Work instructions: Copy each line exactly.

Data section:
--- Start ---

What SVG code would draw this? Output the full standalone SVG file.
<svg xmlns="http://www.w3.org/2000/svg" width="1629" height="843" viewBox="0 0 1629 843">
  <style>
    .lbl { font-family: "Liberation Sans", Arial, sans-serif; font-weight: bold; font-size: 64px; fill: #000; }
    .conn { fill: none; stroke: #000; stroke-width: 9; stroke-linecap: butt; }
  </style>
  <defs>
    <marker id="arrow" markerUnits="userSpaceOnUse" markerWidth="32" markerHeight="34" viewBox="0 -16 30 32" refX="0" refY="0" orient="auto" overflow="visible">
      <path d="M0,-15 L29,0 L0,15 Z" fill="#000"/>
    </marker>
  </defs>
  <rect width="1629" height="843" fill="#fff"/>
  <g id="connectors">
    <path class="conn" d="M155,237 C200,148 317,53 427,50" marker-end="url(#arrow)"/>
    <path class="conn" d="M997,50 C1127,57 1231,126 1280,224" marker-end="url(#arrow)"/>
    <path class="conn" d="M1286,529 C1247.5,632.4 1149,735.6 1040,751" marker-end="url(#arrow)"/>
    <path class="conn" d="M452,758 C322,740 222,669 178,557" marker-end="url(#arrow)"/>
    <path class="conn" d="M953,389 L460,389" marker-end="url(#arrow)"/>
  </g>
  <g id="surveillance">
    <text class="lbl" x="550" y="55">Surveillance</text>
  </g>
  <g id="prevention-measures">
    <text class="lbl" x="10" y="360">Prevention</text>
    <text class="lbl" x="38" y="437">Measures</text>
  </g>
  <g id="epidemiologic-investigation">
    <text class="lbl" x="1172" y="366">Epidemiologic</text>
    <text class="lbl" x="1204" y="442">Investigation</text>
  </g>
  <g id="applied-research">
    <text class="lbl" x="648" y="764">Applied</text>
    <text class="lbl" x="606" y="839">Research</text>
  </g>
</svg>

--- End ---

Task output:
What SVG code would draw this? Output the full standalone SVG file.
<svg xmlns="http://www.w3.org/2000/svg" width="1629" height="843" viewBox="0 0 1629 843">
  <style>
    .lbl { font-family: "Liberation Sans", Arial, sans-serif; font-weight: bold; font-size: 64px; fill: #000; }
    .conn { fill: none; stroke: #000; stroke-width: 9; stroke-linecap: butt; }
  </style>
  <defs>
    <marker id="arrow" markerUnits="userSpaceOnUse" markerWidth="32" markerHeight="34" viewBox="0 -16 30 32" refX="0" refY="0" orient="auto" overflow="visible">
      <path d="M0,-15 L29,0 L0,15 Z" fill="#000"/>
    </marker>
  </defs>
  <rect width="1629" height="843" fill="#fff"/>
  <g id="connectors">
    <path class="conn" d="M155,237 C200,148 317,53 427,50" marker-end="url(#arrow)"/>
    <path class="conn" d="M997,50 C1127,57 1231,126 1280,224" marker-end="url(#arrow)"/>
    <path class="conn" d="M1286,529 C1247.5,632.4 1149,735.6 1040,751" marker-end="url(#arrow)"/>
    <path class="conn" d="M452,758 C322,740 222,669 178,557" marker-end="url(#arrow)"/>
    <path class="conn" d="M953,389 L460,389" marker-end="url(#arrow)"/>
  </g>
  <g id="surveillance">
    <text class="lbl" x="550" y="55">Surveillance</text>
  </g>
  <g id="prevention-measures">
    <text class="lbl" x="10" y="360">Prevention</text>
    <text class="lbl" x="38" y="437">Measures</text>
  </g>
  <g id="epidemiologic-investigation">
    <text class="lbl" x="1172" y="366">Epidemiologic</text>
    <text class="lbl" x="1204" y="442">Investigation</text>
  </g>
  <g id="applied-research">
    <text class="lbl" x="648" y="764">Applied</text>
    <text class="lbl" x="606" y="839">Research</text>
  </g>
</svg>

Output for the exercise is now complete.